The big mistake was appropriating the TARP funds in the first place. A Johnny-come-lately bill of attainder won’t stop the spending epidemic. This whole situation is a perfect demonstration of why “doing nothing” and letting failing companies fail would have been much better than sinking valuable money and resources into them.

When a company makes a profit, it is a signal that it is taking resources and increasing their value while controlling costs. When a company operates at a loss, it is a signal that it is decreasing the value of its resources or letting out-of-control costs outstrip any value it has created. A company operating at a loss is therefore an engine of wealth destruction. Bankruptcies are a net positive for the economy because more productive competitors are rewarded by opportunities to buy up remaining assets at bargain prices to strengthen their operations. In an economy that allows this kind of growth and change, any jobs lost by bankruptcy are soon replaced by new ones as the most efficiently managed businesses gain access to more assets and expand.

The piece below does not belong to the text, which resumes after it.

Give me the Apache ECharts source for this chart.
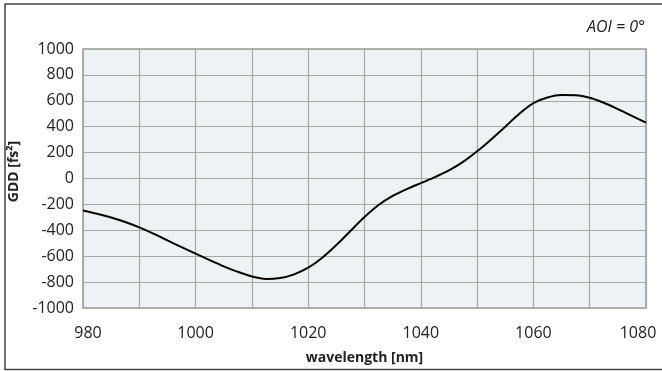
<!DOCTYPE html>
<html>
<head>
    <meta charset="UTF-8">
    <title>GDD</title>
    <script type="text/javascript" src="https://cdn.jsdelivr.net/npm/echarts@6/dist/echarts.min.js"></script>
    <style type="text/css">
        html, body { margin: 0; padding: 0; background: #fff; }
        #chart { width: 662px; height: 371px; }
    </style>
</head>
<body>
<div id="chart"></div>
<script type="text/javascript">
    // wavelength [nm]
    var wavelength = [980, 982.5, 985, 987.5, 990, 992.5, 995, 997.5, 1000, 1002.5, 1005, 1007.5,
        1010, 1012.5, 1015, 1017.5, 1020, 1022.5, 1025, 1027.5, 1030, 1032.5, 1035, 1037.5,
        1040, 1042.5, 1045, 1047.5, 1050, 1052.5, 1055, 1057.5, 1060, 1062.5, 1065, 1067.5,
        1070, 1072.5, 1075, 1077.5, 1080];
    // GDD [fs²]
    var gdd = [-247, -272, -301, -336, -378, -426, -478, -530, -580, -630, -678, -721,
        -757, -776, -769, -740, -689, -612, -514, -405, -298, -205, -135, -82,
        -36, 10, 62, 128, 210, 302, 400, 500, 582, 625, 644, 643,
        624, 585, 536, 484, 431];
    var xTicks = [980, 1000, 1020, 1040, 1060, 1080];
    var yTicks = [-1000, -800, -600, -400, -200, 0, 200, 400, 600, 800, 1000];

    var font = '"Open Sans", "Noto Sans", sans-serif';
    var chart = echarts.init(document.getElementById('chart'));
    chart.setOption({
        animation: false,
        textStyle: {fontFamily: font},
        graphic: [
            {
                type: 'rect',
                shape: {x: 5, y: 4, width: 680, height: 365.5},
                style: {fill: 'none', stroke: '#444', lineWidth: 1.5}
            },
            {
                type: 'text', right: 17, top: 19,
                style: {text: 'AOI = 0°', font: 'italic 16px ' + font, fill: '#222'}
            }
        ],
        grid: {
            left: 83, right: 16, top: 49, bottom: 63,
            outerBoundsMode: 'none',
            show: true, backgroundColor: '#edf2f4',
            borderColor: '#9a9a9a', borderWidth: 1.5
        },
        xAxis: {
            type: 'value', min: 980, max: 1080, interval: 10,
            name: 'wavelength [nm]', nameLocation: 'middle', nameGap: 43,
            nameTextStyle: {fontSize: 14, fontWeight: 'bold', color: '#222'},
            axisLine: {show: false}, axisTick: {show: false},
            axisLabel: {
                fontSize: 16, color: '#222', margin: 17,
                formatter: function (v) {
                    if (xTicks.indexOf(v) < 0) return '';
                    // end labels are pulled inside the frame
                    if (v === xTicks[0]) return '{first|' + v + '}';
                    if (v === xTicks[xTicks.length - 1]) return '{last|' + v + '}';
                    return String(v);
                },
                rich: {
                    first: {fontSize: 16, color: '#222', padding: [0, 0, 0, 10]},
                    last: {fontSize: 16, color: '#222', padding: [0, 16, 0, 0]}
                }
            },
            splitLine: {lineStyle: {color: '#a8a8a8', width: 1.2}}
        },
        yAxis: {
            type: 'value', min: -1000, max: 1000, interval: 200,
            name: 'GDD [fs²]', nameLocation: 'middle', nameGap: 62, nameRotate: 90,
            nameTextStyle: {fontSize: 14, fontWeight: 'bold', color: '#222', padding: [0, 0, 0, 14]},
            axisLine: {show: false}, axisTick: {show: false},
            axisLabel: {
                fontSize: 16, color: '#222', margin: 9,
                formatter: function (v) { return yTicks.indexOf(v) >= 0 ? String(v) : ''; }
            },
            splitLine: {lineStyle: {color: '#a8a8a8', width: 1.2}}
        },
        series: [
            {
                type: 'line',
                data: wavelength.map(function (w, i) { return [w, gdd[i]]; }),
                smooth: 0.3,
                showSymbol: false,
                lineStyle: {color: '#000', width: 2}
            }
        ]
    });
</script>
</body>
</html>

Bankruptcy was the stimulus that we needed in the case of AIG. More bankruptcies would clean out malinvested resources and enable economic growth again.

AIG, by losing money and maneuvering their operations to the brink of bankruptcy, was telling us that they were inefficient. So what did we do? We forced the taxpayer to assume the losses, and now we are supposed to be shocked that it is not working out. Had AIG gone bankrupt, it would have been impossible to hand out these bonuses. The taxpayer would have been fleeced for $170 billion less last year. Had they gone bankrupt, the world would not have come to an end, it would just continue on with one less engine of wealth destruction.

We should have learned from Japan. The 1990s is referred to as Japan’s “lost decade” because of the zombie banks kept on life support by the Japanese government. Any productivity was redirected through these engines of wealth destruction, resulting in long term stagnation. We should and can avoid this outcome if we come to our senses.

A recession should be a time of strengthening and regrouping for an economy. But as long as the government insists on maintaining the status quo by propping up failed institutions, we will continue to dig a bigger hole for ourselves.